Reproduce exactly, with no pictures, each line from the opening of the material down through the line containing "const yDecades = [0.0001, 0.001, 0.01, 0.1, 1, 10];".

=== Recorded data ===

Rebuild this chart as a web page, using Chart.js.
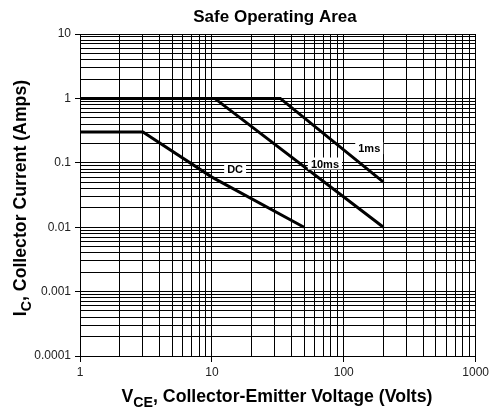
<!DOCTYPE html>
<html>
<head>
<meta charset="utf-8">
<script src="https://cdn.jsdelivr.net/npm/chart.js@4.4.1/dist/chart.umd.min.js"></script>
<style>
  html, body { margin: 0; padding: 0; background: #fff; }
  #wrap { width: 492px; height: 413px; }
</style>
</head>
<body>
<div id="wrap"><canvas id="soa-chart"></canvas></div>
<script>
// Axis decades (labelled ticks)
const xDecades = [1, 10, 100, 1000];
const yDecades = [0.0001, 0.001, 0.01, 0.1, 1, 10];

// SOA curves: corner points [V, A]
const curve1ms = [[1, 1], [33, 1], [200, 0.05]];
const curve10ms = [[1, 1], [10.5, 1], [200, 0.01]];
const curveDC = [[1, 0.3], [3, 0.3], [10, 0.06], [50, 0.01]];

// Curve labels and where they sit (data coords)
const curveNames = ['1ms', '10ms', 'DC'];
const curveLabelPos = [[156, 0.169], [72, 0.0975], [15, 0.079]];

const chartTitle = 'Safe Operating Area';
const FONT = '"Liberation Sans", Arial, Helvetica, sans-serif';

// 1..9 x each decade for the grid
const buildLogTicks = (decades) => {
  const vals = [];
  for (let i = 0; i < decades.length - 1; i++) {
    for (let k = 1; k <= 9; k++) {
      vals.push(parseFloat((k * decades[i]).toPrecision(4)));
    }
  }
  vals.push(decades[decades.length - 1]);
  return vals;
};

const isDecade = (v, decades) => decades.some(d => Math.abs(d - v) / d < 1e-6);

const toPoints = (arr) => arr.map(p => ({ x: p[0], y: p[1] }));

// Text with a subscript, centred on (cx, y)
const drawSubText = (ctx, main, sub, rest, cx, y, size) => {
  const big = 'bold ' + size + 'px ' + FONT;
  const small = 'bold ' + (size * 0.8).toFixed(1) + 'px ' + FONT;
  ctx.font = big;
  const w1 = ctx.measureText(main).width;
  const w3 = ctx.measureText(rest).width;
  ctx.font = small;
  const w2 = ctx.measureText(sub).width;
  let x = cx - (w1 + w2 + w3) / 2;
  ctx.textAlign = 'left';
  ctx.textBaseline = 'alphabetic';
  ctx.font = big;
  ctx.fillText(main, x, y);
  x += w1;
  ctx.font = small;
  ctx.fillText(sub, x, y + 5);
  x += w2;
  ctx.font = big;
  ctx.fillText(rest, x, y);
};

const textPlugin = {
  id: 'soaText',
  afterDatasetsDraw(chart) {
    const { ctx, scales } = chart;
    ctx.save();
    ctx.font = 'bold 11px ' + FONT;
    ctx.textAlign = 'center';
    ctx.textBaseline = 'middle';
    curveNames.forEach((name, i) => {
      const px = scales.x.getPixelForValue(curveLabelPos[i][0]);
      const py = scales.y.getPixelForValue(curveLabelPos[i][1]);
      const w = ctx.measureText(name).width;
      ctx.fillStyle = '#fff';
      ctx.fillRect(px - w / 2 - 3, py - 6, w + 6, 12);
      ctx.fillStyle = '#000';
      ctx.fillText(name, px, py + 1);
    });
    ctx.restore();
  },
  afterDraw(chart) {
    const { ctx } = chart;
    ctx.save();
    ctx.fillStyle = '#000';

    // Title
    ctx.font = 'bold 17px ' + FONT;
    ctx.textAlign = 'center';
    ctx.textBaseline = 'alphabetic';
    ctx.fillText(chartTitle, 275, 22);

    // X axis title
    drawSubText(ctx, 'V', 'CE', ', Collector-Emitter Voltage (Volts)', 277, 402, 17.7);

    // Y axis title
    ctx.translate(26, 198);
    ctx.rotate(-Math.PI / 2);
    drawSubText(ctx, 'I', 'C', ', Collector Current (Amps)', 0, 0, 17.7);
    ctx.restore();
  }
};

const makeLine = (label, pts) => ({
  label,
  data: toPoints(pts),
  borderColor: '#000',
  borderWidth: 3,
  pointRadius: 0,
  fill: false,
  tension: 0
});

const ctx = document.getElementById('soa-chart').getContext('2d');

new Chart(ctx, {
  type: 'line',
  data: {
    datasets: [
      makeLine('1ms', curve1ms),
      makeLine('10ms', curve10ms),
      makeLine('DC', curveDC)
    ]
  },
  options: {
    responsive: true,
    maintainAspectRatio: false,
    animation: false,
    layout: { padding: { top: 34, right: 14, bottom: 0, left: 0 } },
    plugins: {
      legend: { display: false },
      tooltip: { enabled: false },
      title: { display: false }
    },
    scales: {
      x: {
        type: 'logarithmic',
        min: 1,
        max: 1000,
        afterBuildTicks: (scale) => {
          scale.ticks = buildLogTicks(xDecades).map(v => ({ value: v }));
        },
        afterFit: (scale) => { scale.height = 57; },
        border: { display: true, color: '#000', width: 1 },
        grid: {
          color: '#000',
          lineWidth: 1,
          tickLength: 6,
          tickColor: (c) => (c.tick && isDecade(c.tick.value, xDecades)) ? '#000' : 'rgba(0,0,0,0)'
        },
        ticks: {
          autoSkip: false,
          maxRotation: 0,
          padding: 3,
          color: '#222',
          font: { family: FONT, size: 12 },
          callback: (v) => isDecade(v, xDecades) ? String(v) : ''
        }
      },
      y: {
        type: 'logarithmic',
        min: 0.0001,
        max: 10,
        afterBuildTicks: (scale) => {
          scale.ticks = buildLogTicks(yDecades).map(v => ({ value: v }));
        },
        afterFit: (scale) => { scale.width = 80; },
        border: { display: true, color: '#000', width: 1 },
        grid: {
          color: '#000',
          lineWidth: 1,
          tickLength: 5,
          tickColor: (c) => (c.tick && isDecade(c.tick.value, yDecades)) ? '#000' : 'rgba(0,0,0,0)'
        },
        ticks: {
          autoSkip: false,
          padding: 4,
          color: '#222',
          font: { family: FONT, size: 12 },
          callback: (v) => isDecade(v, yDecades) ? String(v) : ''
        }
      }
    }
  },
  plugins: [textPlugin]
});
</script>
</body>
</html>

===

### Expected answer
Rebuild this chart as a web page, using Chart.js.
<!DOCTYPE html>
<html>
<head>
<meta charset="utf-8">
<script src="https://cdn.jsdelivr.net/npm/chart.js@4.4.1/dist/chart.umd.min.js"></script>
<style>
  html, body { margin: 0; padding: 0; background: #fff; }
  #wrap { width: 492px; height: 413px; }
</style>
</head>
<body>
<div id="wrap"><canvas id="soa-chart"></canvas></div>
<script>
// Axis decades (labelled ticks)
const xDecades = [1, 10, 100, 1000];
const yDecades = [0.0001, 0.001, 0.01, 0.1, 1, 10];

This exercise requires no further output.